If you follow the instructions on RAVE to the letter you will have no problems. It tells you: fit the fuel pump drive belt gear camshaft ensuring drive pin is located in slot in gear.

Page 25 of the L series engine overhaul manual.

You dont time the fip up on the old engine as it will need to be retired to suit the new engine.

Yes there are warnings about loosing the timing but that is due to people thinking they know how todo a job and bumbling blindly through it using tipex to create their own timing marks.

Use a proper timing pin kit and follow the instructions and you will be fine... Don't over think it....... Read the manual and remember: lefty loosey - righty tighty.... :D
 
Thanks for the responses I am now at the point where I need to lower engine and transmission to the ground. Have to pick up engine crane tomorrow as my standard gantry is too narrow when the car is way up in the air on lorry stands.

With the engine out and the gearbox off I will be in a better position to see how to do this, and get to the impossibly located flywheel locking pin hole. From what ZdomZ says I can't go wrong! You're right I have probably been over thinking this because I can't get used to the idea that the timing is set accurately by the engine ECU with reference to the needle lift sensor on No 1 injector. Provided of course you have got it timed as accurately as possible with the locking pins.

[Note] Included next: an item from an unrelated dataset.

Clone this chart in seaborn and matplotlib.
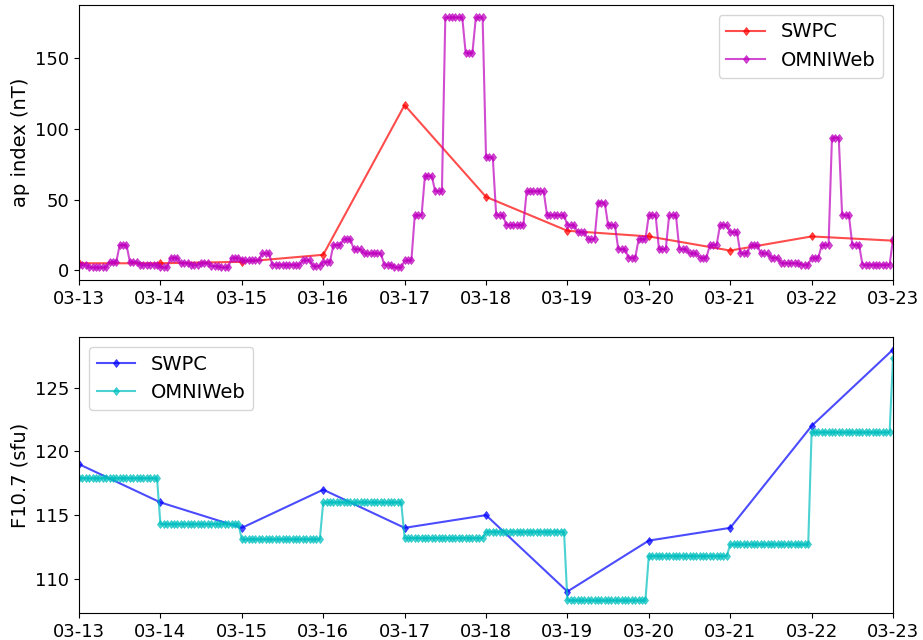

I will take some pictures and post progress if anybody is interested.
 
There's a knack to the timing pin. Pretty sure I put my arm over the top of the subframe and ird and felt around with a smaller sized drill bit. When drill bit went in the hole I then knew roughly where the hole was and got the correct sized drill bit and spanner on the crank pulley bolt and wiggled unill it went in. Easier with 2 people, one to see the hole and say up down etc and the other for the long reach

I tried the upwards approach, didn't work for me.